Today, my feet are in the suburbs but my soul is in the city. I’m missing New York City in many ways, especially in this one: walking there is purposeful. It’s about getting where you need to be, not taking 10,000 steps.

You don’t bother with the subway if you’re just hopping 20 blocks. Taxis are harder to come by than they used to be, and on Thursday night, Uber was asking $120 to take you from the Upper West Side to the Lower East Side. Yes, they are on opposite sides of the island, but come on!

Which brings us to shank’s mare, that most dependable mode of transportation. It might be hot and it might take a minute, but walking will get you where you need to be.

Yes, I rhapsodize about the practice of walking. It calms and inspires me on a daily basis. So much so that it’s easy to forget its original purpose, which is to get us from one place to another. In New York City, you don’t forget.

A Symphony

A Symphony

If walking in the suburbs is a sonata, walking in the city is a symphony. It is the cued entrance of  countless well-tuned players, the trilling of a piccolo, the thrum of a timpani. It is pedestrians striding through the square and construction workers in hard hats taking a break. 

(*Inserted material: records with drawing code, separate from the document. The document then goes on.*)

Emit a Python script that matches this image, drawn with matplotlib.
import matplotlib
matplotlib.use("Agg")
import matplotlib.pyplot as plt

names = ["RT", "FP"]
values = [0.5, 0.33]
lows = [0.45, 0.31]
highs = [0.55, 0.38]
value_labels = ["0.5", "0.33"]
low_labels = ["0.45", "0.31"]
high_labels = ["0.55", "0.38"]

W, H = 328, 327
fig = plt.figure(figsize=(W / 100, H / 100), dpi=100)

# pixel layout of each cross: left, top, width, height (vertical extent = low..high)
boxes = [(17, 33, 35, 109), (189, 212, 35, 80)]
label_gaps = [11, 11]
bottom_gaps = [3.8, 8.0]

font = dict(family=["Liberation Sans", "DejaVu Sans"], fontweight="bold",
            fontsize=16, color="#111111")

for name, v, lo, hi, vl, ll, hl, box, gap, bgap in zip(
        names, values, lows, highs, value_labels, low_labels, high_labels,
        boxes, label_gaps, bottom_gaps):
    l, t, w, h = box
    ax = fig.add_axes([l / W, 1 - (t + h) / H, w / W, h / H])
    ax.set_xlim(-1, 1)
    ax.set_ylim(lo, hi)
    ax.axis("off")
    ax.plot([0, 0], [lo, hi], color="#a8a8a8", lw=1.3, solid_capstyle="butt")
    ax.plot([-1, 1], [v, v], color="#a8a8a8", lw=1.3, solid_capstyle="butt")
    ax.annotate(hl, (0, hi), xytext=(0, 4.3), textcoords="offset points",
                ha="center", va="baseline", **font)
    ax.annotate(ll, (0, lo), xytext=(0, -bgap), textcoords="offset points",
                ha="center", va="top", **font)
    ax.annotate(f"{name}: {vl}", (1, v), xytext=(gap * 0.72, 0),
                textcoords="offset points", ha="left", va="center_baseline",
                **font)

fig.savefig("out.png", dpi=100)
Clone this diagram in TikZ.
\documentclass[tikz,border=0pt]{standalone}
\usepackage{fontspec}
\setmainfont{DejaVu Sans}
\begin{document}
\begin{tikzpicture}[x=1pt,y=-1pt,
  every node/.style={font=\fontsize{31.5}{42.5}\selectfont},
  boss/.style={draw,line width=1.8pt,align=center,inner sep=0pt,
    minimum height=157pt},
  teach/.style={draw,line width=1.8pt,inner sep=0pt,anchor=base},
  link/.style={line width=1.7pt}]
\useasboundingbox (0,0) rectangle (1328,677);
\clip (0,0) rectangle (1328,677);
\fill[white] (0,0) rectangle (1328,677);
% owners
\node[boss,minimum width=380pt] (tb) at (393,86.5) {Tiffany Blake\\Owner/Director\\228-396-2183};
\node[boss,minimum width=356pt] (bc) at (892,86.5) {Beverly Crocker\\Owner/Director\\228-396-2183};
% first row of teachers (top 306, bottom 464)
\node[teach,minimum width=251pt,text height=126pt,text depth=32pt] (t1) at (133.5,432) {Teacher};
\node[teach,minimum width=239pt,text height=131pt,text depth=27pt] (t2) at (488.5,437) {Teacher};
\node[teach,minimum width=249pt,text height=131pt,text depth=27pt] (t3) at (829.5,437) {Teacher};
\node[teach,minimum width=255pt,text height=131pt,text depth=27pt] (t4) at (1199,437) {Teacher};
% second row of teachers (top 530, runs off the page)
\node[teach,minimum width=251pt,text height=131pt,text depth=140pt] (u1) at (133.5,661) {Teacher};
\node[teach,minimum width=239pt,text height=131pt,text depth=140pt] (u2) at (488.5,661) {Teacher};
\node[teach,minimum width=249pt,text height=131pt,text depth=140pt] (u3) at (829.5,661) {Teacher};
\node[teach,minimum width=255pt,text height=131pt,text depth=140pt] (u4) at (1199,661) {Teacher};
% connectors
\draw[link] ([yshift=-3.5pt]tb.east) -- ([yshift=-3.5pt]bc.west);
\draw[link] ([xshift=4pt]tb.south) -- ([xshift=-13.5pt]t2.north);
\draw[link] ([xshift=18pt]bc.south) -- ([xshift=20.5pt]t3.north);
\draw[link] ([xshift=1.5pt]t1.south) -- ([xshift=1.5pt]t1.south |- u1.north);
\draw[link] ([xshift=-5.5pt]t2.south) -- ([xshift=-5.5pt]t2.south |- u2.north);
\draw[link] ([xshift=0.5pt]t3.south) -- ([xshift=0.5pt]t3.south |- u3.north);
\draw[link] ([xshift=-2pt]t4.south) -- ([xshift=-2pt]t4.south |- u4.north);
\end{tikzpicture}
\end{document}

It’s a stroll on the High Line and a view of lower Manhattan from Little Island, the city’s newest park. 

It’s meandering through the West Village, down Bedford and Barrow, past the Cherry Lane Theater and on to Bleecker, where I’ll grab a Napoleon and watch ten white-habited monks who’ve come from Our Lady of Pompeii to buy some cannolis. 

It’s the plume of a fountain in Washington Square Park and the chess players and weed hawkers and pickup jazz bands that gather nearby.

It’s a trip to the Strand Bookstore (still there!) on the way uptown, then dinner at a hundred-plus-year-old bar and grill.

Four movements, none of them replicable. A city walk. A symphony.